■ Input rows ■
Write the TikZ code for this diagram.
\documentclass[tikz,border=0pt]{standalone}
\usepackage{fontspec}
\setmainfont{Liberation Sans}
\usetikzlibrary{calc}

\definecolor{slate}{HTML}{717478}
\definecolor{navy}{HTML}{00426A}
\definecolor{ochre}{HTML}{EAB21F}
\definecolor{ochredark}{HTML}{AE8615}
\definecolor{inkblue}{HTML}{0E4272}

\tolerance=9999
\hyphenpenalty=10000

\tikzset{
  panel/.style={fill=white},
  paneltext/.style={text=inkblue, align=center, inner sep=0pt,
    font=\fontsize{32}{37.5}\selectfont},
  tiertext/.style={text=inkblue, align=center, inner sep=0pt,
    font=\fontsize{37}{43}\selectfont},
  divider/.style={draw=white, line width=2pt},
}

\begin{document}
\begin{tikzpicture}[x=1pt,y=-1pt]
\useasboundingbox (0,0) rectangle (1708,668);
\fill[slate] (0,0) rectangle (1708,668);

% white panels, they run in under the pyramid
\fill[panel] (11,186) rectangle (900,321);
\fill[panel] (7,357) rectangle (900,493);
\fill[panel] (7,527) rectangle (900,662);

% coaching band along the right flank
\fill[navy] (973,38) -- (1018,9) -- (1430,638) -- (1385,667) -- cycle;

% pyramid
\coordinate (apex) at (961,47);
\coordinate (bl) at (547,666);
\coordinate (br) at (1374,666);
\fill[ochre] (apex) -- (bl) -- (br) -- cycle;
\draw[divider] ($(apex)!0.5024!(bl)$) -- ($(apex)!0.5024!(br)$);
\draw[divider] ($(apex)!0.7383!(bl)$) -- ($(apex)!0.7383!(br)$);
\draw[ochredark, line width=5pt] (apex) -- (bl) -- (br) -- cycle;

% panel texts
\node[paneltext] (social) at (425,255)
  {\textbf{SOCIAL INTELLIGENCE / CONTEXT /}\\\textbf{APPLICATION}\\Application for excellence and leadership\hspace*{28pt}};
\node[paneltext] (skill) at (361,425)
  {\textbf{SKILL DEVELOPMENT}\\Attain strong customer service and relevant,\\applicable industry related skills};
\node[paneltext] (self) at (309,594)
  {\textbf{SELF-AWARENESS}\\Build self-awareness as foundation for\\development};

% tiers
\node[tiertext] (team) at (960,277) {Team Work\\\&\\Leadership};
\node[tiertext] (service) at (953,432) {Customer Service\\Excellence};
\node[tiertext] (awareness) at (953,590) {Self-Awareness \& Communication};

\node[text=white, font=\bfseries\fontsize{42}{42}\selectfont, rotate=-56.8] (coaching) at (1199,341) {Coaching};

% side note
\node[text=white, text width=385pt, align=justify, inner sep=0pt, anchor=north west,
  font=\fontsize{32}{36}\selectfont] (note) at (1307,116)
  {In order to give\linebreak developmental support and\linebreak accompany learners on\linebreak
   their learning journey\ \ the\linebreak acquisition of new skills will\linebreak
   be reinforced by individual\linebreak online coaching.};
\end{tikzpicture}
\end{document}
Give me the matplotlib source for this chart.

■ Prompt ■
Please set down the whole listing above without altering a single line.

■ Solution for this task ■
Write the TikZ code for this diagram.
\documentclass[tikz,border=0pt]{standalone}
\usepackage{fontspec}
\setmainfont{Liberation Sans}
\usetikzlibrary{calc}

\definecolor{slate}{HTML}{717478}
\definecolor{navy}{HTML}{00426A}
\definecolor{ochre}{HTML}{EAB21F}
\definecolor{ochredark}{HTML}{AE8615}
\definecolor{inkblue}{HTML}{0E4272}

\tolerance=9999
\hyphenpenalty=10000

\tikzset{
  panel/.style={fill=white},
  paneltext/.style={text=inkblue, align=center, inner sep=0pt,
    font=\fontsize{32}{37.5}\selectfont},
  tiertext/.style={text=inkblue, align=center, inner sep=0pt,
    font=\fontsize{37}{43}\selectfont},
  divider/.style={draw=white, line width=2pt},
}

\begin{document}
\begin{tikzpicture}[x=1pt,y=-1pt]
\useasboundingbox (0,0) rectangle (1708,668);
\fill[slate] (0,0) rectangle (1708,668);

% white panels, they run in under the pyramid
\fill[panel] (11,186) rectangle (900,321);
\fill[panel] (7,357) rectangle (900,493);
\fill[panel] (7,527) rectangle (900,662);

% coaching band along the right flank
\fill[navy] (973,38) -- (1018,9) -- (1430,638) -- (1385,667) -- cycle;

% pyramid
\coordinate (apex) at (961,47);
\coordinate (bl) at (547,666);
\coordinate (br) at (1374,666);
\fill[ochre] (apex) -- (bl) -- (br) -- cycle;
\draw[divider] ($(apex)!0.5024!(bl)$) -- ($(apex)!0.5024!(br)$);
\draw[divider] ($(apex)!0.7383!(bl)$) -- ($(apex)!0.7383!(br)$);
\draw[ochredark, line width=5pt] (apex) -- (bl) -- (br) -- cycle;

% panel texts
\node[paneltext] (social) at (425,255)
  {\textbf{SOCIAL INTELLIGENCE / CONTEXT /}\\\textbf{APPLICATION}\\Application for excellence and leadership\hspace*{28pt}};
\node[paneltext] (skill) at (361,425)
  {\textbf{SKILL DEVELOPMENT}\\Attain strong customer service and relevant,\\applicable industry related skills};
\node[paneltext] (self) at (309,594)
  {\textbf{SELF-AWARENESS}\\Build self-awareness as foundation for\\development};

% tiers
\node[tiertext] (team) at (960,277) {Team Work\\\&\\Leadership};
\node[tiertext] (service) at (953,432) {Customer Service\\Excellence};
\node[tiertext] (awareness) at (953,590) {Self-Awareness \& Communication};

\node[text=white, font=\bfseries\fontsize{42}{42}\selectfont, rotate=-56.8] (coaching) at (1199,341) {Coaching};

% side note
\node[text=white, text width=385pt, align=justify, inner sep=0pt, anchor=north west,
  font=\fontsize{32}{36}\selectfont] (note) at (1307,116)
  {In order to give\linebreak developmental support and\linebreak accompany learners on\linebreak
   their learning journey\ \ the\linebreak acquisition of new skills will\linebreak
   be reinforced by individual\linebreak online coaching.};
\end{tikzpicture}
\end{document}
Give me the matplotlib source for this chart.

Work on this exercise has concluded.